The Newcastle Herald on TV? That seems a bit paradoxical.
Paul Keating wouldn't be happy. When he introduced cross-media ownership rules, he famously said media companies would be either "queens of the screen or princes of print".
The aim was to promote media diversity. But of course, the media landscape has long since been transformed and splintered into a thousand pieces like a broken mirror. So where do we look now?
Well, we can look at the Newcastle Herald on TV if we want. Eunice Hobson-English, from Belmont North, says this is how she does it because she is vision-impaired.
"Reading a newspaper or magazine print is the first thing to go with sight problems, which is totally frustrating," she said.
She has macular degeneration and is blind in her left eye. Her right eye is deteriorating.
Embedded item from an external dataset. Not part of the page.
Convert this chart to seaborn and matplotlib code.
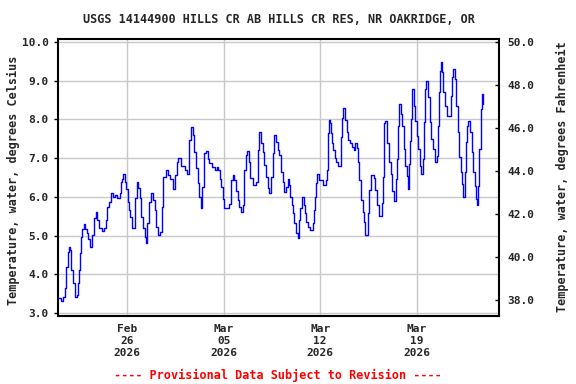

"Any reading normally is hopeless. However, my son - who is with JB Hi-Fi - worked out a way round this.
"Thanks to being able to subscribe to the digital version of the Herald, I can now bring it up on my big TV screen, turn the pages, zoom in and use my mouse scroll to view the print as large as I need. It was all done by coupling my computer to my TV using a special cable he sold in the store. It has been life-changing. It works on a separate channel so I can still watch TV. I can switch back to TV programs any time using my remote. Simples!" [By the way, this is not meant to be an ad. Topics regular Eunice sent us the comments and photo, which we thought were kind of quirky]
Arnott's Bird and Bickies

Topics reported on Tuesday about Arnott's Steam Biscuit Factory in Cooks Hill, which was built in 1865.
Scott McKenzie, of Hamilton, was telling us how his dad told him that, at certain times, kids would go to the factory and "workers would hand out broken biscuits through the windows in little bags".
In response, Garry Robinson said his dad Harry Robinson - who grew up at The Junction - also shared stories about the factory.
"There was a designated day where they handed out bags of broken biscuits.
"He told me that if they ran out of broken biscuits, staff would get good biscuits and break them so no one missed out. There are always people doing good things."
Meanwhile, Ruth Burrell had some insight into the famous Arnott's bird.
Arnott's said on its website that William Arnott was given a macaw parrot as a gift by the captain of a ship taking him back to Australia from a visit to Scotland in the 1870s. Arnott's said this "fated fowl" was "the face of Arnott's biscuits for more than 150 years - and counting".
However, Ruth said: "I think you'll find that the bird on Arnott's logo is not a macaw, but a native Australian rosella parrot".
And we must admit, it does look like a rosella. Some say it's "rosella-like and part-Macaw".